» What the task asks
Copy out each line of the material in which the word "with" appears.

» Collected material
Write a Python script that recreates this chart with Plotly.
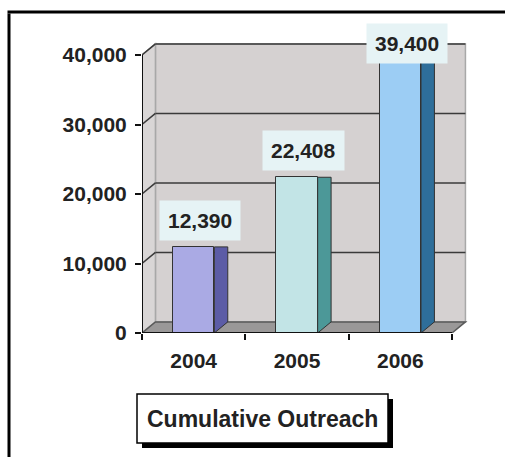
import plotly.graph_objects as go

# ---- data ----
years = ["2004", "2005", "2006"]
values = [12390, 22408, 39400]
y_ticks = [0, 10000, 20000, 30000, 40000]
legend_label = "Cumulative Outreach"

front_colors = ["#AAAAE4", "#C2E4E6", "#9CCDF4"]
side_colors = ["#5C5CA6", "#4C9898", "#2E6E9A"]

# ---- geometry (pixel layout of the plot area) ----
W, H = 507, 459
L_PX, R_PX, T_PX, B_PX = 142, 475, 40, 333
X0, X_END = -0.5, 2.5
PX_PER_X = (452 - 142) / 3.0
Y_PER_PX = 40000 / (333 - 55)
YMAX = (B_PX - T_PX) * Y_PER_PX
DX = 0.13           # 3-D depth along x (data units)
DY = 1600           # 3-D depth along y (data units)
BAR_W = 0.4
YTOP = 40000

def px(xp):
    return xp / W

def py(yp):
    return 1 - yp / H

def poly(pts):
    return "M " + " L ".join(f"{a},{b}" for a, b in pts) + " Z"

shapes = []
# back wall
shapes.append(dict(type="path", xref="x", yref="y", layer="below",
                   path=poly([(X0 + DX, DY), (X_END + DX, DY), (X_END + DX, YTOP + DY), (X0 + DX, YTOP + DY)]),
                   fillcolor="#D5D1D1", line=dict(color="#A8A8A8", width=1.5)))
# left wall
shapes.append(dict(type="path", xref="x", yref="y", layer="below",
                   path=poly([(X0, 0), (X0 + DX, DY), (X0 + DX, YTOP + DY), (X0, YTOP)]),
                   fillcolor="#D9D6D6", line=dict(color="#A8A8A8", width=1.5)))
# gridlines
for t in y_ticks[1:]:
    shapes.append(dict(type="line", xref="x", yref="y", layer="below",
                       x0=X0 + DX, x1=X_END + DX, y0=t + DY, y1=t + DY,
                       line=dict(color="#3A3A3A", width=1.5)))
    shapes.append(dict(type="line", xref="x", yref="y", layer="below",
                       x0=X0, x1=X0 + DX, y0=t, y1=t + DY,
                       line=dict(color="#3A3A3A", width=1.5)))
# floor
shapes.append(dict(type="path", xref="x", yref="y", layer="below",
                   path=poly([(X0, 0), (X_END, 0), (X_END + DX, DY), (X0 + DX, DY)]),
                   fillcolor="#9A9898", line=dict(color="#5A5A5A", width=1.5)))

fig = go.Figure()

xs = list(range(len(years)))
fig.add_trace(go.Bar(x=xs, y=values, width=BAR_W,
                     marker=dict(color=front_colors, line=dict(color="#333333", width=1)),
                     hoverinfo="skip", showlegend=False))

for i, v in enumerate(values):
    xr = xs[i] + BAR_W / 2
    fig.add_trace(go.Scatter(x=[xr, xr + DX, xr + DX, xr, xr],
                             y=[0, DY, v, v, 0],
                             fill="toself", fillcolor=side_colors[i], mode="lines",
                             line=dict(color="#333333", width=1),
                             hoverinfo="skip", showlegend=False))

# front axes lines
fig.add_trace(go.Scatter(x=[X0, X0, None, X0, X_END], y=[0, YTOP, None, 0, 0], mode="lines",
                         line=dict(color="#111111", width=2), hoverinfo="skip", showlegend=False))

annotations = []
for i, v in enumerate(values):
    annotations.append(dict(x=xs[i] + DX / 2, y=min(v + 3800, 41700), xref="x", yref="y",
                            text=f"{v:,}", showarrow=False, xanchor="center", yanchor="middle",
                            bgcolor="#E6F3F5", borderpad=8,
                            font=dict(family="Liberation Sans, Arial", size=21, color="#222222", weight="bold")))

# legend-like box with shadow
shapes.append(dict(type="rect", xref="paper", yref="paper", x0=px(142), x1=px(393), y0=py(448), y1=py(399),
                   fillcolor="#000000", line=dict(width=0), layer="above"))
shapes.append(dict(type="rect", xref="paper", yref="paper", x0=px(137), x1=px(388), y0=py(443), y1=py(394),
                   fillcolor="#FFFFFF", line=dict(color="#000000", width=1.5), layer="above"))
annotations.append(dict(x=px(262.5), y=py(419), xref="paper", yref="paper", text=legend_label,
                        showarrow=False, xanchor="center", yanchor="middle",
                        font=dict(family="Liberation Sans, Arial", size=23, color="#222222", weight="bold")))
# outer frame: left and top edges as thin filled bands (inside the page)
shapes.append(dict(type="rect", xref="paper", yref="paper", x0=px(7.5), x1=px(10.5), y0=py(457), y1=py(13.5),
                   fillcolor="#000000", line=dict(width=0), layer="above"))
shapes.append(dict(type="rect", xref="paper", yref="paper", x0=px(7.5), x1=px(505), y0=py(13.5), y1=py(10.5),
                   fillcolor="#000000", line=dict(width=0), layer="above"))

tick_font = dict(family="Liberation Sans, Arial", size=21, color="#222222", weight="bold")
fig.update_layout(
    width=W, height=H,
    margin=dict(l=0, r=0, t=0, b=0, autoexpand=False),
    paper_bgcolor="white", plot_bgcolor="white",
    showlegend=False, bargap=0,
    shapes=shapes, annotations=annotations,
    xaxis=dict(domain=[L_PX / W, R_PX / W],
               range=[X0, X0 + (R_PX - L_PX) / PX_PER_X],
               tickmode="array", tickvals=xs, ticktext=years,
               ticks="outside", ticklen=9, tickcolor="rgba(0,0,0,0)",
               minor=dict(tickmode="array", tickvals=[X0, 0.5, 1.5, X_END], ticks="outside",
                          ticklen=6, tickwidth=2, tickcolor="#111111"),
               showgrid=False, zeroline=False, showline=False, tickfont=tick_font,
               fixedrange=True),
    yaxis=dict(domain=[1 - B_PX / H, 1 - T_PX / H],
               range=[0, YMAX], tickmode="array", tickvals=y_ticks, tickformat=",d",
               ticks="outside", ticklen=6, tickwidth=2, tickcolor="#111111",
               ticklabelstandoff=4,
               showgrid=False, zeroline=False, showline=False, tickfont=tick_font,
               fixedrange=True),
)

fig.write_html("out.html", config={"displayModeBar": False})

» The reply
Write a Python script that recreates this chart with Plotly.
# legend-like box with shadow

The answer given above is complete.